Salience and the Severity Versus the Certainty of Punishment

By Murat Mungan

ABSTRACT:

The certainty aversion presumption (CAP) in the economics of law enforcement literature asserts that criminals are more responsive to increases in the certainty rather than the severity of punishment. In simple economic models, this presumption implies that criminals must be risk-seeking. Some scholars claim that this and similar anomalous implications are caused by the exclusion of various behavioral considerations in theoretical analyses. This article investigates whether a model in which criminals over-weigh probabilities attached to more salient outcomes (as in Bordalo et al. (2012) and (2013)) performs better than the simple expected utility theory model in explaining CAP-consistent-behavior. The analysis reveals that the answer is negative unless the probability of punishment is unreasonably high. This finding suggests that we should exercise caution in incorporating salience -- a la Bordalo et al. -- in simple law enforcement models.

The Certainty versus the Severity of Punishment, Repeat Offenders, and Stigmatization

By Murat Mungan

ABSTRACT:

There is a widely held presumption that the certainty of punishment (p) is a greater deterrent than the severity of punishment (s). This presumption is at odds with evidence from recent experimental work suggesting the contrary, and the implication of simple law enforcement models that risk-averse individuals must be deterred more by an increase in s than a comparable increase in p.
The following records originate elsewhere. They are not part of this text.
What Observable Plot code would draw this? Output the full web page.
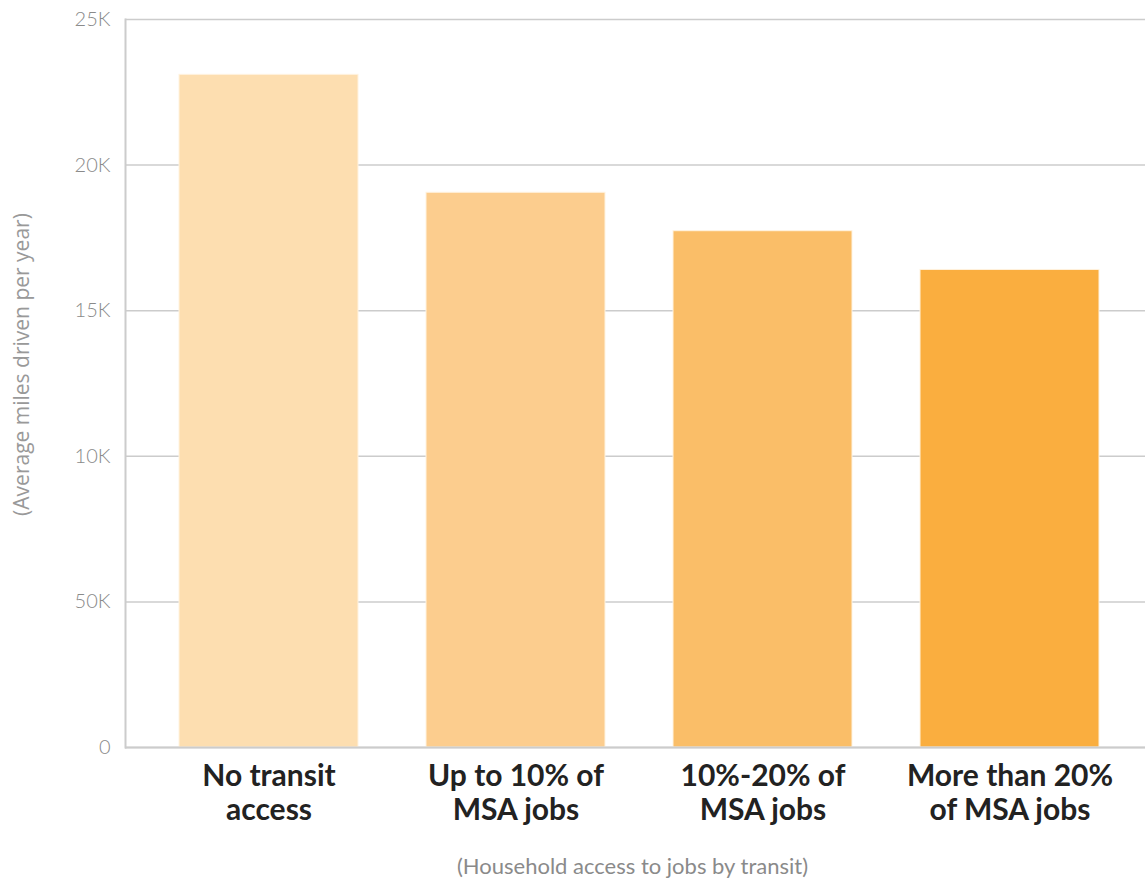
<!DOCTYPE html>
<html>
<head>
<meta charset="utf-8">
<script src="https://cdn.jsdelivr.net/npm/d3@7"></script>
<script src="https://cdn.jsdelivr.net/npm/@observablehq/plot@0.6"></script>
<style>
  html, body { margin: 0; padding: 0; background: #fff; }
  #chart { width: 1145px; height: 881px; }
</style>
</head>
<body>
<div id="chart"></div>
<script>
const categories = ["No transit\naccess", "Up to 10% of\nMSA jobs", "10%-20% of\nMSA jobs", "More than 20%\nof MSA jobs"];
const milesDriven = [23100, 19050, 17730, 16400];
const barColors = ["#fddeb0", "#fccd8e", "#fabe68", "#faae3f"];
const yTickValues = [0, 5000, 10000, 15000, 20000, 25000];
const yTickLabels = ["0", "50K", "10K", "15K", "20K", "25K"];
const yTitle = "(Average miles driven per year)";
const xTitle = "(Household access to jobs by transit)";

const data = categories.map((c, i) => ({category: c, value: milesDriven[i], color: barColors[i]}));

const chart = Plot.plot({
  width: 1145,
  height: 881,
  marginTop: 19,
  marginBottom: 134,
  marginLeft: 125,
  marginRight: 0,
  style: {fontFamily: "Lato, sans-serif", background: "#fff"},
  x: {domain: categories, paddingInner: 0.276, paddingOuter: 0.2, align: 0.535, label: null},
  y: {domain: [0, 25000], label: null},
  marks: [
    Plot.gridY(yTickValues, {stroke: "#cccccc", strokeOpacity: 1, strokeWidth: 1.5}),
    Plot.barY(data, {x: "category", y: "value", fill: "color", stroke: "#fff3e0", strokeWidth: 1}),
    Plot.ruleY([0], {stroke: "#cccccc", strokeWidth: 2}),
    Plot.frame({anchor: "left", stroke: "#cccccc", strokeWidth: 2}),
    Plot.axisY({ticks: yTickValues, tickFormat: (d) => yTickLabels[yTickValues.indexOf(d)], tickSize: 0, tickPadding: 15, fontSize: 20, fontWeight: 300, fill: "#8a8a8a", label: null}),
    Plot.axisX({tickSize: 0, tickPadding: 14, fontSize: 30, fontWeight: "bold", fill: "#222", lineHeight: 1.15, label: null}),
    Plot.text([yTitle], {frameAnchor: "left", textAnchor: "middle", rotate: -90, dx: -103, dy: -19, fontSize: 21, fill: "#999", fontFamily: "'Open Sans', sans-serif", text: d => d}),
    Plot.text([xTitle], {frameAnchor: "bottom", dx: -3, dy: 126, fontSize: 22, fill: "#8a8a8a", text: d => d})
  ]
});
document.getElementById("chart").appendChild(chart);
</script>
</body>
</html>
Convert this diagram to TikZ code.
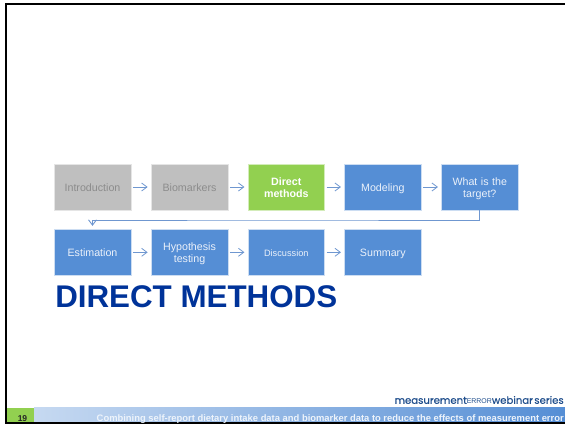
\documentclass[tikz,border=0pt]{standalone}
\usepackage{fontspec}
\setmainfont{Liberation Sans}
\newfontfamily\logofont[FakeBold=0.35]{Poppins}
\usepackage{tikz}
\usetikzlibrary{arrows.meta}
\definecolor{stepblue}{HTML}{558ED5}
\definecolor{stepgray}{HTML}{BFBFBF}
\definecolor{stepgreen}{HTML}{92D050}
\definecolor{titleblue}{HTML}{003399}
\definecolor{linkblue}{HTML}{6F97D0}
\definecolor{logoblue}{HTML}{1F4E8C}
\definecolor{barlight}{HTML}{C6D9F1}

\begin{document}
\begin{tikzpicture}[x=0.75pt,y=-0.75pt,
    stepbox/.style={minimum width=57.6pt,minimum height=34.4pt,inner sep=0pt,align=center,
      text width=52pt,font=\fontsize{8}{8.7}\selectfont,fill=stepblue,text=white!88!stepblue,draw=white!70!stepblue,line width=0.4pt,
      execute at begin node={\rule{0pt}{10.2pt}},execute at end node={\rule[-3.6pt]{0pt}{3.6pt}}},
    donebox/.style={stepbox,fill=stepgray,text=black!45,draw=white!60!stepgray},
    nowbox/.style={stepbox,fill=stepgreen,text=white,draw=white!60!stepgreen,font=\fontsize{8}{8.7}\selectfont\bfseries},
    link/.style={draw=linkblue,line width=0.6pt,-{Straight Barb[length=4pt,width=6pt]},shorten >=2.4pt,shorten <=1.2pt}]
  \useasboundingbox (0,0) rectangle (565,424);
  % Draw frame
  \fill[black] (5,3) rectangle (565,5);
  \fill[black] (5,3) rectangle (7,424);
  % Draw footer bar
  \fill[stepgreen] (7,408) rectangle (34,422.5);
  \shade[left color=barlight,right color=stepblue] (34,408) rectangle (565,422.5);
  \fill[black] (5,422.5) rectangle (565,424);
  \node[font=\fontsize{6.4}{7}\selectfont\bfseries,text=black!85] (pagenum) at (22.5,418.5) {19};
  \node[font=\fontsize{7.05}{8}\selectfont\bfseries,text=white!90!stepblue,anchor=east,inner sep=0pt] (footer) at (564,419) {Combining self-report dietary intake data and biomarker data to reduce the effects of measurement error};
  % Draw first row
  \node[donebox] (intro) at (92.5,187) {Introduction};
  \node[donebox] (biomark) at (189.5,187) {Biomarkers};
  \node[nowbox] (direct) at (286.3,187) {Direct\\methods};
  \node[stepbox] (model) at (382.8,187) {Modeling};
  \node[stepbox] (target) at (479.8,187) {What is the\\target?};
  % Draw second row
  \node[stepbox] (estim) at (92.5,252.3) {Estimation};
  \node[stepbox] (hypo) at (189.5,252.3) {Hypothesis\\testing};
  \node[stepbox,font=\fontsize{6.9}{8}\selectfont] (discuss) at (286.3,252.3) {Discussion};
  \node[stepbox] (summary) at (382.8,252.3) {Summary};
  % Draw arrows
  \draw[link] (intro) -- (biomark);
  \draw[link] (biomark) -- (direct);
  \draw[link] (direct) -- (model);
  \draw[link] (model) -- (target);
  \draw[link] (estim) -- (hypo);
  \draw[link] (hypo) -- (discuss);
  \draw[link] (discuss) -- (summary);
  \draw[link,line width=0.7pt,shorten <=0pt] (target.south) |- (280,220) -| (estim.north);
  % Draw title
  \node[font=\fontsize{23.5}{26}\selectfont\bfseries,text=titleblue,anchor=west,inner sep=0pt] (title) at (55,296.5) {DIRECT METHODS};
  % Draw logo
  \node[anchor=east,inner sep=0pt,text=logoblue,font=\fontsize{7.6}{9}\logofont\selectfont] (logo) at (564,400) {measurement{\fontsize{5.2}{6}\selectfont\rmfamily ERROR}webinar\kern-1pt\ series};
\end{tikzpicture}
\end{document}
This article demonstrates that this discrepancy may be the result of subtle differences in the effects being investigated. In particular, when repeat offenders are punished more severely than first time offenders, a change in p can have a greater effect than an increase in s on the aggregate offense level, even when each individual offender is more responsive to s than p. This is because an increase in p corresponds to moving some offenders from the first time offender category to the repeat offender category, which reduces the crime rate by causing a discrete increase in the sanctions that these individuals face. This effect is reversed when a first conviction results in stigma that more than off-sets the difference between the formal sanction for repeat offenders and first time offenders, because, then, the total sanction for repeat offenders is lower than the total sanction for first time offenders. In these cases, stigmatization can cause criminogenic effects. However, these negative effects are generally off-set by a second effect that emerges when stigmatization is present: an increase in p results in greater expected formal as well as informal sanctions, whereas an increase in s only affects the expected formal sanction. Finally, all results are derived by assuming that individuals are risk-neutral, implying that individuals need not be risk-seeking for deterrence to be more responsive to p than s, which is a point claimed in Becker (1968).